Liverpool and their bitterest rivals, Manchester United, make unlikely partners in a debt-laden category of their own, giving unsuspecting football fans a crash course in a common financial practice: the leveraged buyout. The Glazer family at United, and Tom Hicks and George Gillett at Liverpool, did indeed borrow huge money to buy the clubs in the first place, then loaded the debts, and the responsibility to pay the interest, on to the clubs. At United, ticket prices have almost doubled since the Glazers' takeover and the fans' money can be said to have been used directly to service the £325m of interest for which the takeover has since made the club liable.
United's prospectus, launched this week to borrow £500m, finally confirmed that Sir Alex Ferguson does not, as he has claimed, have the money from the £81m sale of Cristiano Ronaldo to spend. If they manage to raise their £500m, at a mooted 9% annual interest, United will take £70m in cash and pay off part of the Glazers' hedge-fund debt, which is running at 14.25% interest.
Of the top clubs, only Arsenal are regularly making a profit without significant outside investment from an owner. But that happy financial position, and the promise of Arsène Wenger's blooming side are compromised by the takeover threat from two battling investors, the American Stan Kroenke and the Uzbek‑Russian Alisher Usmanov.
At the root of all this is that English football's boom has not been managed with a sense of prudence and care for the future. Unlike clubs in Germany, 51% owned by their supporters, or the famous member-owned Barcelona and Real Madrid, English clubs are companies, up for sale. Ownership of them is a lottery, best illustrated in Manchester. If you get lucky, like City, so improbably bought by Sheikh Mansour bin Zayed al-Nahyan of Abu Dhabi, as recession-proof as anyone, you have almost £400m invested in the club, all of it converted to shares, not loans.
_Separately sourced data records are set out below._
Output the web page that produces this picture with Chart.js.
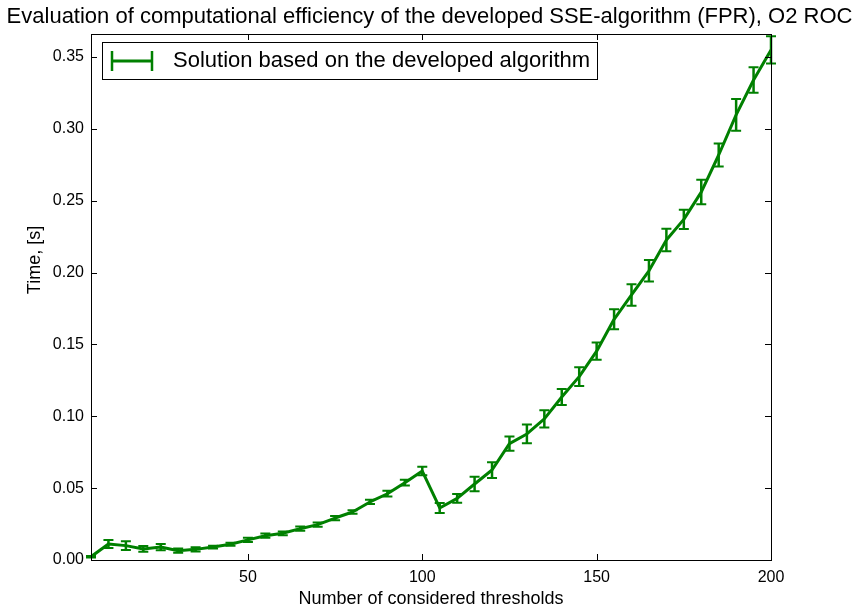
<!DOCTYPE html>
<html>
<head>
<meta charset="utf-8">
<script src="https://cdn.jsdelivr.net/npm/chart.js@4.4.0/dist/chart.umd.min.js"></script>
<style>
html,body{margin:0;padding:0;background:#fff;}
#wrap{width:859px;height:610px;}
</style>
</head>
<body>
<div id="wrap"><canvas id="c" width="859" height="610"></canvas></div>
<script>
// ---- data ----
const thresholds = [5,10,15,20,25,30,35,40,45,50,55,60,65,70,75,80,85,90,95,100,
                    105,110,115,120,125,130,135,140,145,150,155,160,165,170,175,180,185,190,195,200];
const timeMeans = [0.0023,0.0111,0.0100,0.0077,0.0090,0.0065,0.0074,0.0090,0.0110,0.0140,
                   0.0169,0.0186,0.0218,0.0246,0.0292,0.0334,0.0404,0.0461,0.0538,0.0619,
                   0.0362,0.0429,0.0529,0.0626,0.0810,0.0877,0.0982,0.1134,0.1276,0.1453,
                   0.1675,0.1844,0.2012,0.2227,0.2370,0.2560,0.2818,0.3097,0.3340,0.3549];
const timeErrors = [0.0005,0.0028,0.0030,0.0020,0.0022,0.0015,0.0015,0.0010,0.0010,0.0015,
                    0.0015,0.0013,0.0015,0.0015,0.0015,0.0013,0.0015,0.0020,0.0020,0.0030,
                    0.0035,0.0030,0.0050,0.0055,0.0050,0.0065,0.0060,0.0055,0.0065,0.0060,
                    0.0070,0.0075,0.0075,0.0078,0.0067,0.0085,0.0080,0.0110,0.0088,0.0095];
const xTickValues = [50,100,150,200];
const yTickValues = [0.00,0.05,0.10,0.15,0.20,0.25,0.30,0.35];

const chartTitle = 'Evaluation of computational efficiency of the developed SSE-algorithm (FPR), O2 ROC';
const seriesLabel = 'Solution based on the developed algorithm';
const xAxisTitle = 'Number of considered thresholds';
const yAxisTitle = 'Time, [s]';

// ---- styles ----
const FONT = '"Liberation Sans", Arial, Helvetica, sans-serif';
const GREEN = '#008000';

const decorPlugin = {
  id: 'decor',
  beforeDatasetsDraw(chart) {
    const ctx = chart.ctx;
    const xs = chart.scales.x, ys = chart.scales.y;
    ctx.save();
    ctx.strokeStyle = GREEN;
    for (let i = 0; i < thresholds.length; i++) {
      const px = xs.getPixelForValue(thresholds[i]);
      const yTop = ys.getPixelForValue(timeMeans[i] + timeErrors[i]);
      const yBot = ys.getPixelForValue(timeMeans[i] - timeErrors[i]);
      ctx.lineWidth = 2.5;
      ctx.beginPath();
      ctx.moveTo(px, yTop); ctx.lineTo(px, yBot);
      ctx.stroke();
      ctx.lineWidth = 2;
      ctx.beginPath();
      ctx.moveTo(px - 5, yTop); ctx.lineTo(px + 5, yTop);
      ctx.moveTo(px - 5, yBot); ctx.lineTo(px + 5, yBot);
      ctx.stroke();
    }
    ctx.restore();
  },
  afterDraw(chart) {
    const ctx = chart.ctx;
    const a = chart.chartArea;
    const xs = chart.scales.x, ys = chart.scales.y;
    ctx.save();
    // inward tick marks on all four sides
    ctx.strokeStyle = '#000';
    ctx.lineWidth = 1;
    ctx.beginPath();
    const tl = 6;
    xs.ticks.forEach(t => {
      const px = Math.round(xs.getPixelForValue(t.value)) + 0.5;
      ctx.moveTo(px, a.bottom); ctx.lineTo(px, a.bottom - tl);
      ctx.moveTo(px, a.top); ctx.lineTo(px, a.top + tl);
    });
    ys.ticks.forEach(t => {
      const py = Math.round(ys.getPixelForValue(t.value)) + 0.5;
      ctx.moveTo(a.left, py); ctx.lineTo(a.left + tl, py);
      ctx.moveTo(a.right, py); ctx.lineTo(a.right - tl, py);
    });
    ctx.stroke();
    // frame
    ctx.strokeRect(Math.round(a.left) + 0.5, Math.round(a.top) + 0.5,
                   Math.round(a.right - a.left), Math.round(a.bottom - a.top));
    // y axis title
    ctx.fillStyle = '#000';
    ctx.font = '18px ' + FONT;
    ctx.textAlign = 'center';
    ctx.textBaseline = 'middle';
    ctx.save();
    ctx.translate(35, 260);
    ctx.rotate(-Math.PI / 2);
    ctx.fillText(yAxisTitle, 0, 0);
    ctx.restore();
    // legend
    const bx = a.left + 11, by = a.top + 8, bw = 495, bh = 37;
    ctx.fillStyle = '#fff';
    ctx.fillRect(bx, by, bw, bh);
    ctx.strokeStyle = '#000';
    ctx.lineWidth = 1;
    ctx.strokeRect(bx + 0.5, by + 0.5, bw, bh);
    const cy = by + bh / 2 + 0.5;
    const hx0 = bx + 10, hx1 = bx + 50;
    ctx.strokeStyle = GREEN;
    ctx.lineWidth = 3;
    ctx.beginPath();
    ctx.moveTo(hx0, cy); ctx.lineTo(hx1, cy);
    ctx.stroke();
    ctx.lineWidth = 2.5;
    ctx.beginPath();
    ctx.moveTo(hx0, cy - 10); ctx.lineTo(hx0, cy + 10);
    ctx.moveTo(hx1, cy - 10); ctx.lineTo(hx1, cy + 10);
    ctx.stroke();
    ctx.fillStyle = '#000';
    ctx.font = '22px ' + FONT;
    ctx.textBaseline = 'middle';
    ctx.textAlign = 'left';
    ctx.fillText(chart.data.datasets[0].label, bx + 71, cy);
    ctx.restore();
  }
};

new Chart(document.getElementById('c').getContext('2d'), {
  type: 'line',
  data: {
    datasets: [{
      label: seriesLabel,
      data: thresholds.map((x, i) => ({x: x, y: timeMeans[i]})),
      borderColor: GREEN,
      borderWidth: 3,
      pointRadius: 0,
      fill: false,
      tension: 0,
      borderJoinStyle: 'round'
    }]
  },
  options: {
    responsive: false,
    animation: false,
    devicePixelRatio: 1,
    layout: {padding: {left: 0, right: 0, top: 0, bottom: 0}},
    plugins: {
      legend: {display: false},
      tooltip: {enabled: false},
      title: {
        display: true, text: chartTitle, color: '#000',
        font: {family: FONT, size: 22, weight: 'normal'},
        padding: {top: 4, bottom: 3.6}
      }
    },
    scales: {
      x: {
        type: 'linear', min: 5, max: 200,
        grid: {display: false, drawTicks: false}, border: {display: false},
        afterBuildTicks: s => { s.ticks = xTickValues.map(v => ({value: v})); },
        afterFit: s => { s.height = 50; },
        ticks: {color: '#000', font: {family: FONT, size: 16}, padding: 8, maxRotation: 0,
                callback: v => String(v)},
        title: {display: true, text: xAxisTitle, color: '#000',
                font: {family: FONT, size: 18}, padding: {top: 0, bottom: 0}}
      },
      y: {
        type: 'linear', min: 0, max: 0.366,
        grid: {display: false, drawTicks: false}, border: {display: false},
        afterBuildTicks: s => { s.ticks = yTickValues.map(v => ({value: v})); },
        afterFit: s => { s.width = 91; },
        ticks: {color: '#000', font: {family: FONT, size: 16}, padding: 7,
                callback: v => Number(v).toFixed(2)},
        title: {display: false}
      },
      yRight: {
        type: 'linear', position: 'right', min: 0, max: 1, display: true,
        grid: {display: false, drawTicks: false}, border: {display: false},
        ticks: {display: false},
        afterFit: s => { s.width = 88; }
      }
    }
  },
  plugins: [decorPlugin]
});
</script>
</body>
</html>
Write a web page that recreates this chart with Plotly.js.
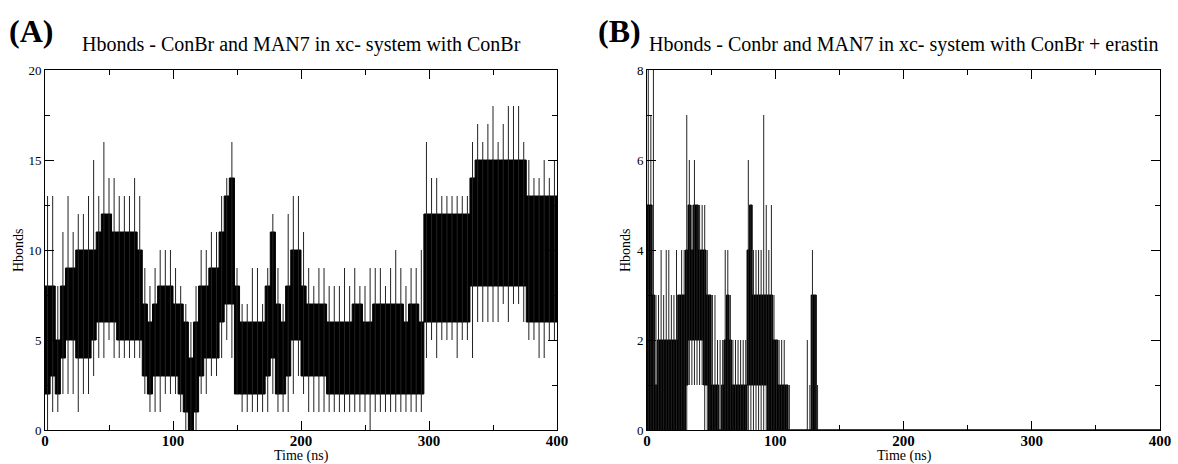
<!DOCTYPE html>
<html><head><meta charset="utf-8">
<script src="https://cdn.plot.ly/plotly-3.0.1.min.js"></script>
<style>html,body{margin:0;padding:0;background:#fff}#chart{width:1178px;height:464px}</style>
</head><body><div id="chart"></div>
<script>
// Panel A: 4-ns bins, integer H-bond counts
const binA = [0,4,8,12,16,20,24,28,32,36,40,44,48,52,56,60,64,68,72,76,80,84,88,92,96,100,104,108,112,116,120,124,128,132,136,140,144,148,152,156,160,164,168,172,176,180,184,188,192,196,200,204,208,212,216,220,224,228,232,236,240,244,248,252,256,260,264,268,272,276,280,284,288,292,296,300,304,308,312,316,320,324,328,332,336,340,344,348,352,356,360,364,368,372,376,380,384,388,392,396];
const loA  = [2,3,2,4,5,5,4,4,4,5,6,6,6,6,5,5,5,5,5,3,2,3,3,3,3,3,2,1,0,1,3,4,4,4,6,7,7,2,2,2,2,2,2,3,4,2,2,3,5,5,3,3,3,3,3,2,2,2,2,2,2,2,2,2,2,2,2,2,2,2,2,2,2,2,6,6,6,6,6,6,6,6,6,8,8,8,8,8,8,8,8,8,8,8,6,6,6,6,6,6];
const hiA  = [8,8,5,8,9,9,10,10,10,10,11,12,12,11,11,11,11,11,10,7,6,7,8,8,8,7,7,6,4,6,8,8,9,9,11,13,14,8,6,6,6,6,6,8,11,7,6,8,10,10,8,7,7,7,7,6,6,6,6,6,7,7,6,6,7,7,7,7,7,7,6,7,7,6,12,12,12,12,12,12,12,12,12,14,15,15,15,15,15,15,15,15,15,15,13,13,13,13,13,13];
const maxA = [13,13,8,11,13,11,12,12,13,15,13,16,14,14,13,13,13,14,13,9,8,9,10,10,10,9,8,7,6,8,10,10,11,11,13,14,16,9,7,7,9,9,7,9,12,9,7,12,13,13,11,9,8,9,9,8,8,8,9,8,9,8,8,9,9,9,8,9,10,9,8,9,9,10,16,14,14,13,13,13,13,13,13,16,17,16,17,18,16,17,18,18,18,16,15,14,14,15,14,15];
const minA = [0,1,1,2,2,2,1,2,2,3,4,4,5,4,4,4,4,4,4,2,1,1,1,2,2,2,1,0,0,0,2,2,3,3,4,5,4,2,1,1,1,1,1,1,2,1,1,1,2,3,2,1,1,1,1,1,1,1,1,1,1,1,1,0,1,1,1,1,1,1,1,1,1,1,4,5,4,5,5,5,4,5,5,4,6,6,6,6,6,7,6,7,7,6,5,5,4,4,5,5];

// Panel B: 2-ns bins (zero after 136 ns)
const binB = [0,2,4,6,8,10,12,14,16,18,20,22,24,26,28,30,32,34,36,38,40,42,44,46,48,50,52,54,56,58,60,62,64,66,68,70,72,74,76,78,80,82,84,86,88,90,92,94,96,98,100,102,104,106,108,110,112,114,116,118,120,122,124,126,128,130,132,134,136];
const loB  = [0,0,0,0,0,0,0,0,0,0,0,0,0,0,0,1,2,2,2,2,2,2,1,1,0,0,0,0,0,0,0,0,0,0,0,0,0,0,0,1,1,1,1,1,1,1,1,0,0,0,0,0,0,0,0,0,0,0,0,0,0,0,0,0,0,0,0,0,0];
const hiB  = [5,5,3,1,2,2,2,2,2,2,2,2,3,3,3,4,5,4,5,5,4,4,4,3,3,1,1,1,0,1,2,3,2,1,1,1,1,1,1,4,5,3,3,3,3,3,3,3,3,2,2,1,1,1,1,0,0,0,0,0,0,0,0,0,3,3,0,0,0];
const maxB = [8,7,8,3,3,4,3,4,4,3,3,4,3,4,4,7,6,5,6,5,5,5,5,4,3,3,3,2,2,2,4,4,3,2,2,2,2,2,2,6,5,4,4,4,4,7,5,4,5,3,2,2,2,2,1,1,0,0,0,0,0,0,2,1,4,3,1,0,0];
const minB = [0,0,0,0,0,0,0,0,0,0,0,0,0,0,0,0,1,1,1,1,1,1,0,0,0,0,0,0,0,0,0,0,0,0,0,0,0,0,0,0,0,0,0,0,0,0,0,0,0,0,0,0,0,0,0,0,0,0,0,0,0,0,0,0,0,0,0,0,0];

const tickXvals = [0,100,200,300,400];
const tickAvals = [0,5,10,15,20];
const tickBvals = [0,2,4,6,8];

const END = 400;
function panel(bins, lo, hi, mx, mn, xa, ya) {
  const x = bins.concat([END]);
  const yl = lo.concat([lo[lo.length-1]]);
  const yh = hi.concat([hi[hi.length-1]]);
  const gx = [], gy = [];
  for (let i = 0; i < bins.length; i++) {
    const w = (i + 1 < bins.length ? bins[i+1] : END) - bins[i];
    if (mx[i] === mn[i]) continue;
    const c = bins[i] + Math.min(w, 4) / 2;
    gx.push(c, c, null); gy.push(mn[i], mx[i], null);
  }
  const common = {type:'scatter', mode:'lines', xaxis:xa, yaxis:ya, hoverinfo:'skip', showlegend:false};
  return [
    Object.assign({x:x, y:yl, line:{shape:'hv', width:1, color:'#000'}}, common),
    Object.assign({x:x, y:yh, line:{shape:'hv', width:1, color:'#000'}, fill:'tonexty', fillcolor:'#000'}, common),
    Object.assign({x:gx, y:gy, line:{width:1, color:'#222'}, connectgaps:false}, common)
  ];
}

const data = [].concat(
  panel(binA, loA, hiA, maxA, minA, 'x', 'y'),
  panel(binB, loB, hiB, maxB, minB, 'x2', 'y2')
);

const serif = "'Liberation Serif', 'Times New Roman', serif";
function xax(domain, anchor) {
  return {domain:domain, anchor:anchor, range:[0,400], tickvals:tickXvals, ticktext:tickXvals.map(String),
    showline:true, mirror:'allticks', linecolor:'#000', linewidth:1, ticks:'inside', ticklen:9, tickwidth:1, tickcolor:'#000',
    minor:{dtick:50, tick0:0, ticks:'inside', ticklen:5, tickcolor:'#000', tickwidth:1, showgrid:false},
    showgrid:false, zeroline:false, fixedrange:true, ticklabelstandoff:-3,
    tickfont:{family:serif, size:15, color:'#000', weight:'bold'}};
}
function yax(domain, anchor, range, vals, minorStep) {
  return {domain:domain, anchor:anchor, range:range, tickvals:vals, ticktext:vals.map(String),
    showline:true, mirror:'allticks', linecolor:'#000', linewidth:1, ticks:'inside', ticklen:9, tickwidth:1, tickcolor:'#000',
    minor:{dtick:minorStep, tick0:0, ticks:'inside', ticklen:5, tickcolor:'#000', tickwidth:1, showgrid:false},
    showgrid:false, zeroline:false, fixedrange:true,
    tickfont:{family:serif, size:13, color:'#000'}};
}

const L = 45, W = 1115, B = 430, H = 360;
const px = v => (v - L) / W, py = v => (B - v) / H;
function ann(text, x, y, size, opts) {
  return Object.assign({text:text, xref:'paper', yref:'paper', x:px(x), y:py(y), xanchor:'center', yanchor:'middle',
    showarrow:false, font:{family:serif, size:size, color:'#000'}}, opts || {});
}

const layout = {
  width:1178, height:464,
  margin:{l:L, r:18, t:70, b:34, pad:0},
  paper_bgcolor:'#fff', plot_bgcolor:'#fff',
  showlegend:false,
  xaxis: xax([0, px(557)], 'y'),
  yaxis: yax([0,1], 'x', [0,20], tickAvals, 2.5),
  xaxis2: xax([px(647), 1], 'y2'),
  yaxis2: yax([0,1], 'x2', [0,8], tickBvals, 1),
  annotations: [
    ann('(A)', 31, 31, 32, {font:{family:serif, size:32, color:'#000', weight:'bold'}}),
    ann('(B)', 619, 31, 32, {font:{family:serif, size:32, color:'#000', weight:'bold'}}),
    ann('Hbonds - ConBr and MAN7 in xc- system with ConBr', 301, 44, 20),
    ann('Hbonds - Conbr and MAN7 in xc- system with ConBr + erastin', 904, 44, 20),
    ann('Time (ns)', 301, 456, 14),
    ann('Time (ns)', 904, 456, 14),
    ann('Hbonds', 18, 250, 14, {textangle:-90}),
    ann('Hbonds', 625, 250, 14, {textangle:-90})
  ]
};

Plotly.newPlot('chart', data, layout, {staticPlot:true, displayModeBar:false});
</script>
</body></html>
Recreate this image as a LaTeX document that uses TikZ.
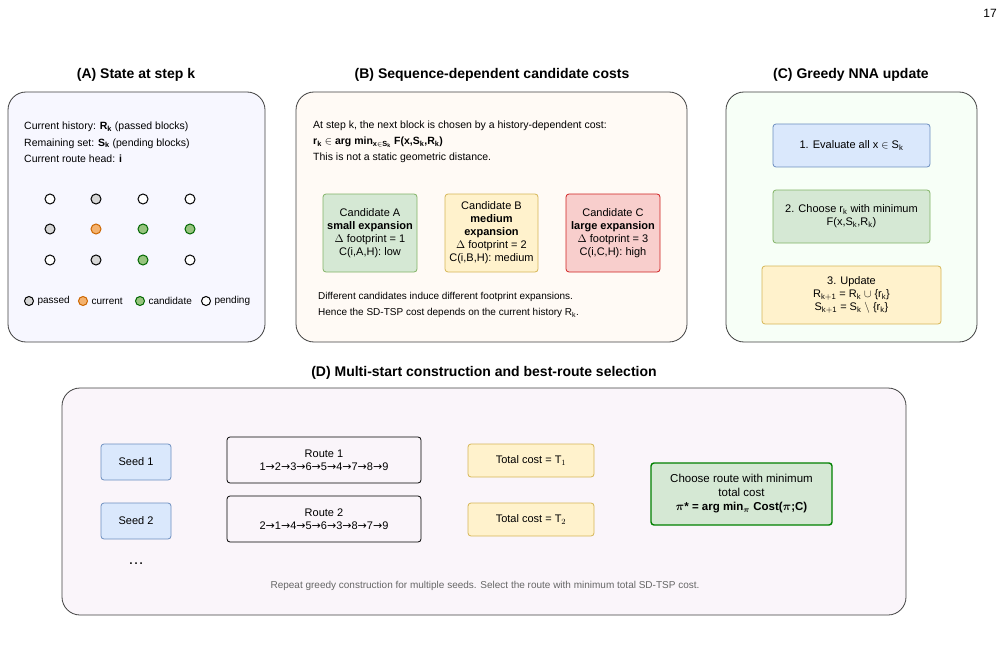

If you are an unlucky red devil, you get the Glazers' leverage.
Roman Abramovich, at Chelsea, has also invested hugely, £700m, converted into shares too, but even City and Chelsea face the looming halt being called by Uefa and their "fair play initiative". The European governing body, putting detail into the gut instinct of Michel Platini, their president, that all the debt and sugar daddy investment is not sustainable or good for the game, have dictated that from 2012-13 no club who run consistently at a loss, or rely on benefactor investment, will be allowed to compete in the Champions or Europa Leagues.
It is an admirably solid move by Uefa, only now dawning on the Premier League clubs who, with their debts and sugar daddies, have dominated the Champions League's latter rounds in recent years.
While the Premier League's free-market ownership lottery has allowed clubs to beam in the glow of popularity, Platini, who learned his football in smoke-filled post-match hubbubs in his father's bar in Joeuf, a mining town in north-east France, has called a halt. We cannot, argues Uefa's football man, carry on like this.